-- start of STORED DATA --

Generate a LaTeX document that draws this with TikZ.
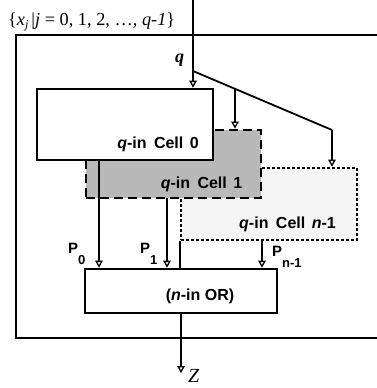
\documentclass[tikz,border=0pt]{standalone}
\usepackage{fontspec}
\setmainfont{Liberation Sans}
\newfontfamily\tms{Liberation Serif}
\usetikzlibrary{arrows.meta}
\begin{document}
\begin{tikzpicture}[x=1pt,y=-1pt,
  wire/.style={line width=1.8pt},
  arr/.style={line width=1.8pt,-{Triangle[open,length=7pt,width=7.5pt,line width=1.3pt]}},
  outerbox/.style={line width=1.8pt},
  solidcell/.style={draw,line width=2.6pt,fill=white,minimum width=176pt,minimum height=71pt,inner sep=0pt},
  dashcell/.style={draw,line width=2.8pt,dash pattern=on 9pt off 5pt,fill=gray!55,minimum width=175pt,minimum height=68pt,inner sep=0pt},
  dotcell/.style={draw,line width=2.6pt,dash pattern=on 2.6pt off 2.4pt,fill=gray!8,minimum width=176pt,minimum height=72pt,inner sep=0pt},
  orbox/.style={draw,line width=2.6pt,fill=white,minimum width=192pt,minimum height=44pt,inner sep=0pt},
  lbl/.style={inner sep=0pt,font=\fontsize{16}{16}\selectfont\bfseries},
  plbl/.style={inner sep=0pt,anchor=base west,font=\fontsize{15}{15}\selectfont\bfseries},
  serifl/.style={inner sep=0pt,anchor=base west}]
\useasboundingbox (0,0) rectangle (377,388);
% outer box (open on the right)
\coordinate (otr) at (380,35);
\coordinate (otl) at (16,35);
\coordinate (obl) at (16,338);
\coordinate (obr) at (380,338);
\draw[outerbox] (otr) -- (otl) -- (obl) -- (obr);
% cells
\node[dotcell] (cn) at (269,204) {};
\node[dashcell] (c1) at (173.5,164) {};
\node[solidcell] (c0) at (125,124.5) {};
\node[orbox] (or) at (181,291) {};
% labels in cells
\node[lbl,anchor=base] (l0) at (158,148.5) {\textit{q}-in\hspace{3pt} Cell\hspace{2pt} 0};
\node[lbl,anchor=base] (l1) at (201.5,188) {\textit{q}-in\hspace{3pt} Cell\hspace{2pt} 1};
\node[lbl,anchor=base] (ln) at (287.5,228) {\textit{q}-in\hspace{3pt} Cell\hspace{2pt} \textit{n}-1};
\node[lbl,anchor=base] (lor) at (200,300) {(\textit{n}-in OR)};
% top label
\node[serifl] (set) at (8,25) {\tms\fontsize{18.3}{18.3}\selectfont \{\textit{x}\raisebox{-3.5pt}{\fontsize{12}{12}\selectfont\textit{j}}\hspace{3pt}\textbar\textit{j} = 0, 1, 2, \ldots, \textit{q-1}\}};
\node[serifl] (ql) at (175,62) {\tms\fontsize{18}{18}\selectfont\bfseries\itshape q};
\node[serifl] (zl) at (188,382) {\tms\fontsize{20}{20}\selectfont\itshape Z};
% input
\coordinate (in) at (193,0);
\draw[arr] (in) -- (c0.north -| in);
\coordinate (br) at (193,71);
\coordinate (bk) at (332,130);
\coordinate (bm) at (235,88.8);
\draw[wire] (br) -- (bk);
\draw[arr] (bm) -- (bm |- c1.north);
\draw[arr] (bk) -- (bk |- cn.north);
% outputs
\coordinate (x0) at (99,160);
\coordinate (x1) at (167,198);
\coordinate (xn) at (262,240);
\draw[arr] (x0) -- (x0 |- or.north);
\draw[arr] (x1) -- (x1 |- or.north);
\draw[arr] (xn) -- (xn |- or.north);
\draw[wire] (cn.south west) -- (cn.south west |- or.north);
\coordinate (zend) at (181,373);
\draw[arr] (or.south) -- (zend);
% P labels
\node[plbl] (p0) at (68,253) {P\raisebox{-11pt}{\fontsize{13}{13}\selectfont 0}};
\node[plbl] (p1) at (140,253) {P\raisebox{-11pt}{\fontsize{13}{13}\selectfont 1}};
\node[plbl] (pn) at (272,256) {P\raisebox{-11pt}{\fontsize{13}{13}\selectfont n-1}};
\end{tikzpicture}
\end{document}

-- end of STORED DATA --

» **WHAT IS REQUIRED**: Output the data above without changes, apart from leaving out the pictures.

» **ANSWER BELOW**:
Generate a LaTeX document that draws this with TikZ.
\documentclass[tikz,border=0pt]{standalone}
\usepackage{fontspec}
\setmainfont{Liberation Sans}
\newfontfamily\tms{Liberation Serif}
\usetikzlibrary{arrows.meta}
\begin{document}
\begin{tikzpicture}[x=1pt,y=-1pt,
  wire/.style={line width=1.8pt},
  arr/.style={line width=1.8pt,-{Triangle[open,length=7pt,width=7.5pt,line width=1.3pt]}},
  outerbox/.style={line width=1.8pt},
  solidcell/.style={draw,line width=2.6pt,fill=white,minimum width=176pt,minimum height=71pt,inner sep=0pt},
  dashcell/.style={draw,line width=2.8pt,dash pattern=on 9pt off 5pt,fill=gray!55,minimum width=175pt,minimum height=68pt,inner sep=0pt},
  dotcell/.style={draw,line width=2.6pt,dash pattern=on 2.6pt off 2.4pt,fill=gray!8,minimum width=176pt,minimum height=72pt,inner sep=0pt},
  orbox/.style={draw,line width=2.6pt,fill=white,minimum width=192pt,minimum height=44pt,inner sep=0pt},
  lbl/.style={inner sep=0pt,font=\fontsize{16}{16}\selectfont\bfseries},
  plbl/.style={inner sep=0pt,anchor=base west,font=\fontsize{15}{15}\selectfont\bfseries},
  serifl/.style={inner sep=0pt,anchor=base west}]
\useasboundingbox (0,0) rectangle (377,388);
% outer box (open on the right)
\coordinate (otr) at (380,35);
\coordinate (otl) at (16,35);
\coordinate (obl) at (16,338);
\coordinate (obr) at (380,338);
\draw[outerbox] (otr) -- (otl) -- (obl) -- (obr);
% cells
\node[dotcell] (cn) at (269,204) {};
\node[dashcell] (c1) at (173.5,164) {};
\node[solidcell] (c0) at (125,124.5) {};
\node[orbox] (or) at (181,291) {};
% labels in cells
\node[lbl,anchor=base] (l0) at (158,148.5) {\textit{q}-in\hspace{3pt} Cell\hspace{2pt} 0};
\node[lbl,anchor=base] (l1) at (201.5,188) {\textit{q}-in\hspace{3pt} Cell\hspace{2pt} 1};
\node[lbl,anchor=base] (ln) at (287.5,228) {\textit{q}-in\hspace{3pt} Cell\hspace{2pt} \textit{n}-1};
\node[lbl,anchor=base] (lor) at (200,300) {(\textit{n}-in OR)};
% top label
\node[serifl] (set) at (8,25) {\tms\fontsize{18.3}{18.3}\selectfont \{\textit{x}\raisebox{-3.5pt}{\fontsize{12}{12}\selectfont\textit{j}}\hspace{3pt}\textbar\textit{j} = 0, 1, 2, \ldots, \textit{q-1}\}};
\node[serifl] (ql) at (175,62) {\tms\fontsize{18}{18}\selectfont\bfseries\itshape q};
\node[serifl] (zl) at (188,382) {\tms\fontsize{20}{20}\selectfont\itshape Z};
% input
\coordinate (in) at (193,0);
\draw[arr] (in) -- (c0.north -| in);
\coordinate (br) at (193,71);
\coordinate (bk) at (332,130);
\coordinate (bm) at (235,88.8);
\draw[wire] (br) -- (bk);
\draw[arr] (bm) -- (bm |- c1.north);
\draw[arr] (bk) -- (bk |- cn.north);
% outputs
\coordinate (x0) at (99,160);
\coordinate (x1) at (167,198);
\coordinate (xn) at (262,240);
\draw[arr] (x0) -- (x0 |- or.north);
\draw[arr] (x1) -- (x1 |- or.north);
\draw[arr] (xn) -- (xn |- or.north);
\draw[wire] (cn.south west) -- (cn.south west |- or.north);
\coordinate (zend) at (181,373);
\draw[arr] (or.south) -- (zend);
% P labels
\node[plbl] (p0) at (68,253) {P\raisebox{-11pt}{\fontsize{13}{13}\selectfont 0}};
\node[plbl] (p1) at (140,253) {P\raisebox{-11pt}{\fontsize{13}{13}\selectfont 1}};
\node[plbl] (pn) at (272,256) {P\raisebox{-11pt}{\fontsize{13}{13}\selectfont n-1}};
\end{tikzpicture}
\end{document}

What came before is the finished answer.